- Job
Repeat the listing exactly as given, omitting every image.

○ ○ ○ ○ ○ ○ ○

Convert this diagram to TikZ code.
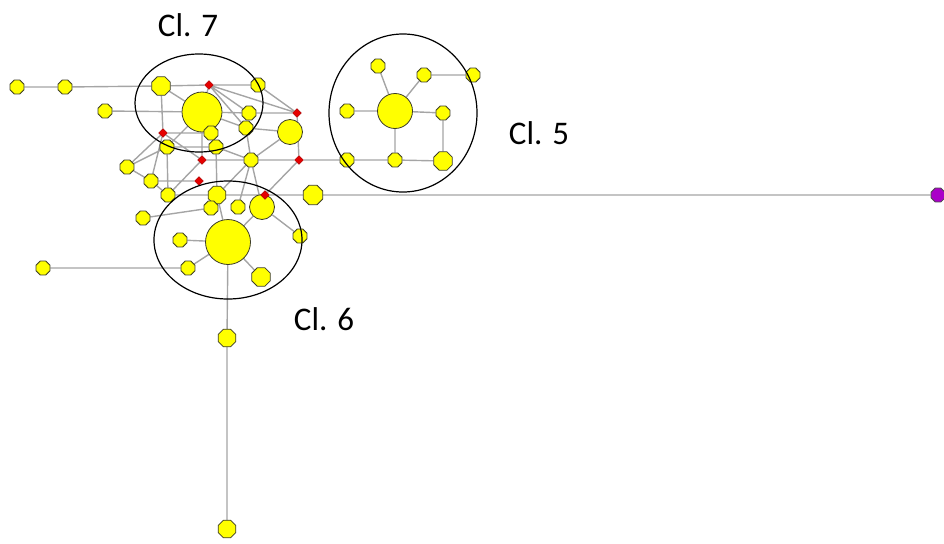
\documentclass[tikz,border=0pt]{standalone}
\usepackage{fontspec}
\setmainfont{Carlito}
\usetikzlibrary{shapes.geometric}
\pgfdeclarelayer{background}
\pgfsetlayers{background,main}
\definecolor{ylw}{RGB}{255,255,0}
\definecolor{edgegray}{RGB}{165,165,165}
\definecolor{nodeline}{RGB}{60,60,40}
\definecolor{redn}{RGB}{230,0,0}
\definecolor{purp}{RGB}{170,0,200}
\tikzset{
  vtx/.style={regular polygon, regular polygon sides=8, fill=ylw, draw=nodeline, line width=0.8pt, inner sep=0pt, minimum size=#1},
  vtx/.default=15pt,
  hub/.style={circle, fill=ylw, draw=nodeline, line width=0.8pt, inner sep=0pt, minimum size=#1},
  rd/.style={diamond, fill=redn, draw=red!60!black, line width=0.4pt, inner sep=0pt, minimum size=9pt},
  pp/.style={regular polygon, regular polygon sides=8, fill=purp, draw=black!70, line width=0.8pt, inner sep=0pt, minimum size=15pt},
  ed/.style={draw=edgegray, line width=1.4pt},
  clu/.style={draw=black, line width=1.2pt},
  lbl/.style={font=\fontsize{33pt}{37pt}\selectfont, inner sep=0pt}
}
\begin{document}
\begin{tikzpicture}[x=1pt,y=-1pt]
\useasboundingbox (0,0) rectangle (944,543);
% nodes
\node[vtx] (a1) at (17,87) {};
\node[vtx] (a2) at (65,87) {};
\node[vtx=20pt] (b1) at (161,86) {};
\node[rd] (r1) at (209,85) {};
\node[vtx] (c1) at (258,85) {};
\node[vtx] (a3) at (105,111) {};
\node[hub=40pt] (g7) at (202,112) {};
\node[vtx] (n1) at (249,113) {};
\node[rd] (r2) at (297,113) {};
\node[vtx] (n2) at (246,128) {};
\node[hub=25pt] (m1) at (290,132) {};
\node[vtx] (n3) at (211,133) {};
\node[rd] (r3) at (163,133) {};
\node[vtx] (n4) at (167,147) {};
\node[vtx] (n5) at (216,147) {};
\node[vtx] (n6) at (127,167) {};
\node[rd] (r4) at (202,160) {};
\node[vtx] (n7) at (251,160) {};
\node[rd] (r5) at (299,160) {};
\node[vtx] (n8) at (151,181) {};
\node[rd] (r6) at (199,181) {};
\node[vtx] (n9) at (168,195) {};
\node[vtx=19pt] (m2) at (217,195) {};
\node[vtx=21pt] (m3) at (313,195) {};
\node[vtx] (n10) at (211,208) {};
\node[vtx] (n11) at (238,207) {};
\node[hub=25pt] (m4) at (262,207) {};
\node[rd] (r7) at (265,195) {};
\node[vtx] (n12) at (143,218) {};
\node[vtx] (n13) at (300,236) {};
\node[vtx] (n14) at (180,240) {};
\node[hub=45pt] (g6) at (228,242) {};
\node[vtx] (n15) at (43,268) {};
\node[vtx] (n16) at (188,268) {};
\node[vtx=20pt] (m5) at (261,277) {};
\node[vtx=19pt] (m6) at (227,338) {};
\node[vtx=19pt] (m7) at (227,529) {};
\node[pp] (p) at (938,195) {};
% cluster 5
\node[hub=35pt] (g5) at (395,111) {};
\node[vtx] (q1) at (378,66) {};
\node[vtx] (q2) at (424,75) {};
\node[vtx] (q3) at (473,75) {};
\node[vtx] (q4) at (347,111) {};
\node[vtx] (q5) at (443,113) {};
\node[vtx] (q6) at (347,160) {};
\node[vtx] (q7) at (395,160) {};
\node[vtx=20pt] (q8) at (443,161) {};
% edges
\begin{pgfonlayer}{background}
\path[ed] (a1)--(a2) (a2)--(b1) (b1)--(r1) (r1)--(c1)
  (a3)--(g7) (b1)--(g7) (b1)--(r3)
  (r1)--(n1) (r1)--(n2) (r1)--(r2) (r1)--(g7)
  (c1)--(r2) (g7)--(n1) (n1)--(r2) (g7)--(n2) (n2)--(m1)
  (r2)--(r5) (m1)--(n7) (n2)--(n7)
  (r4)--(n7) (n7)--(r5) (r5)--(q6)
  (g7)--(n3) (n3)--(n5) (g7)--(r4) (n5)--(m2) (n5)--(n7)
  (r3)--(n3) (r3)--(n6) (r3)--(n8) (r3)--(r4)
  (g7)--(n4) (n4)--(n5) (n6)--(n4) (n6)--(n8)
  (n8)--(r6) (n8)--(n9) (n9)--(r4) (n4)--(n9)
  (n9)--(m2) (m2)--(r7) (r7)--(m3) (m3)--(p)
  (r5)--(r7) (r7)--(m4) (m4)--(n13)
  (n7)--(m2) (n7)--(n11) (n7)--(m4)
  (n12)--(n10) (n10)--(m2) (m2)--(g6)
  (g6)--(n14) (g6)--(n16) (n16)--(n15) (g6)--(m5)
  (g6)--(m6) (m6)--(m7) (g6)--(m4)
  (g5)--(q1) (g5)--(q2) (q2)--(q3) (g5)--(q4) (g5)--(q5)
  (q5)--(q8) (g5)--(q7) (q6)--(q7) (q7)--(q8);
\end{pgfonlayer}
% cluster outlines
\draw[clu] (199,103) ellipse [x radius=64pt, y radius=49pt];
\draw[clu] (228,240) ellipse [x radius=74pt, y radius=59pt];
\draw[clu] (403,113) ellipse [x radius=74pt, y radius=79pt];
% labels
\node[lbl] (l7) at (188,25) {Cl. 7};
\node[lbl] (l5) at (539,133) {Cl. 5};
\node[lbl] (l6) at (324,319) {Cl. 6};
\end{tikzpicture}
\end{document}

○ ○ ○ ○ ○ ○ ○

- Correct output
Convert this diagram to TikZ code.
\documentclass[tikz,border=0pt]{standalone}
\usepackage{fontspec}
\setmainfont{Carlito}
\usetikzlibrary{shapes.geometric}
\pgfdeclarelayer{background}
\pgfsetlayers{background,main}
\definecolor{ylw}{RGB}{255,255,0}
\definecolor{edgegray}{RGB}{165,165,165}
\definecolor{nodeline}{RGB}{60,60,40}
\definecolor{redn}{RGB}{230,0,0}
\definecolor{purp}{RGB}{170,0,200}
\tikzset{
  vtx/.style={regular polygon, regular polygon sides=8, fill=ylw, draw=nodeline, line width=0.8pt, inner sep=0pt, minimum size=#1},
  vtx/.default=15pt,
  hub/.style={circle, fill=ylw, draw=nodeline, line width=0.8pt, inner sep=0pt, minimum size=#1},
  rd/.style={diamond, fill=redn, draw=red!60!black, line width=0.4pt, inner sep=0pt, minimum size=9pt},
  pp/.style={regular polygon, regular polygon sides=8, fill=purp, draw=black!70, line width=0.8pt, inner sep=0pt, minimum size=15pt},
  ed/.style={draw=edgegray, line width=1.4pt},
  clu/.style={draw=black, line width=1.2pt},
  lbl/.style={font=\fontsize{33pt}{37pt}\selectfont, inner sep=0pt}
}
\begin{document}
\begin{tikzpicture}[x=1pt,y=-1pt]
\useasboundingbox (0,0) rectangle (944,543);
% nodes
\node[vtx] (a1) at (17,87) {};
\node[vtx] (a2) at (65,87) {};
\node[vtx=20pt] (b1) at (161,86) {};
\node[rd] (r1) at (209,85) {};
\node[vtx] (c1) at (258,85) {};
\node[vtx] (a3) at (105,111) {};
\node[hub=40pt] (g7) at (202,112) {};
\node[vtx] (n1) at (249,113) {};
\node[rd] (r2) at (297,113) {};
\node[vtx] (n2) at (246,128) {};
\node[hub=25pt] (m1) at (290,132) {};
\node[vtx] (n3) at (211,133) {};
\node[rd] (r3) at (163,133) {};
\node[vtx] (n4) at (167,147) {};
\node[vtx] (n5) at (216,147) {};
\node[vtx] (n6) at (127,167) {};
\node[rd] (r4) at (202,160) {};
\node[vtx] (n7) at (251,160) {};
\node[rd] (r5) at (299,160) {};
\node[vtx] (n8) at (151,181) {};
\node[rd] (r6) at (199,181) {};
\node[vtx] (n9) at (168,195) {};
\node[vtx=19pt] (m2) at (217,195) {};
\node[vtx=21pt] (m3) at (313,195) {};
\node[vtx] (n10) at (211,208) {};
\node[vtx] (n11) at (238,207) {};
\node[hub=25pt] (m4) at (262,207) {};
\node[rd] (r7) at (265,195) {};
\node[vtx] (n12) at (143,218) {};
\node[vtx] (n13) at (300,236) {};
\node[vtx] (n14) at (180,240) {};
\node[hub=45pt] (g6) at (228,242) {};
\node[vtx] (n15) at (43,268) {};
\node[vtx] (n16) at (188,268) {};
\node[vtx=20pt] (m5) at (261,277) {};
\node[vtx=19pt] (m6) at (227,338) {};
\node[vtx=19pt] (m7) at (227,529) {};
\node[pp] (p) at (938,195) {};
% cluster 5
\node[hub=35pt] (g5) at (395,111) {};
\node[vtx] (q1) at (378,66) {};
\node[vtx] (q2) at (424,75) {};
\node[vtx] (q3) at (473,75) {};
\node[vtx] (q4) at (347,111) {};
\node[vtx] (q5) at (443,113) {};
\node[vtx] (q6) at (347,160) {};
\node[vtx] (q7) at (395,160) {};
\node[vtx=20pt] (q8) at (443,161) {};
% edges
\begin{pgfonlayer}{background}
\path[ed] (a1)--(a2) (a2)--(b1) (b1)--(r1) (r1)--(c1)
  (a3)--(g7) (b1)--(g7) (b1)--(r3)
  (r1)--(n1) (r1)--(n2) (r1)--(r2) (r1)--(g7)
  (c1)--(r2) (g7)--(n1) (n1)--(r2) (g7)--(n2) (n2)--(m1)
  (r2)--(r5) (m1)--(n7) (n2)--(n7)
  (r4)--(n7) (n7)--(r5) (r5)--(q6)
  (g7)--(n3) (n3)--(n5) (g7)--(r4) (n5)--(m2) (n5)--(n7)
  (r3)--(n3) (r3)--(n6) (r3)--(n8) (r3)--(r4)
  (g7)--(n4) (n4)--(n5) (n6)--(n4) (n6)--(n8)
  (n8)--(r6) (n8)--(n9) (n9)--(r4) (n4)--(n9)
  (n9)--(m2) (m2)--(r7) (r7)--(m3) (m3)--(p)
  (r5)--(r7) (r7)--(m4) (m4)--(n13)
  (n7)--(m2) (n7)--(n11) (n7)--(m4)
  (n12)--(n10) (n10)--(m2) (m2)--(g6)
  (g6)--(n14) (g6)--(n16) (n16)--(n15) (g6)--(m5)
  (g6)--(m6) (m6)--(m7) (g6)--(m4)
  (g5)--(q1) (g5)--(q2) (q2)--(q3) (g5)--(q4) (g5)--(q5)
  (q5)--(q8) (g5)--(q7) (q6)--(q7) (q7)--(q8);
\end{pgfonlayer}
% cluster outlines
\draw[clu] (199,103) ellipse [x radius=64pt, y radius=49pt];
\draw[clu] (228,240) ellipse [x radius=74pt, y radius=59pt];
\draw[clu] (403,113) ellipse [x radius=74pt, y radius=79pt];
% labels
\node[lbl] (l7) at (188,25) {Cl. 7};
\node[lbl] (l5) at (539,133) {Cl. 5};
\node[lbl] (l6) at (324,319) {Cl. 6};
\end{tikzpicture}
\end{document}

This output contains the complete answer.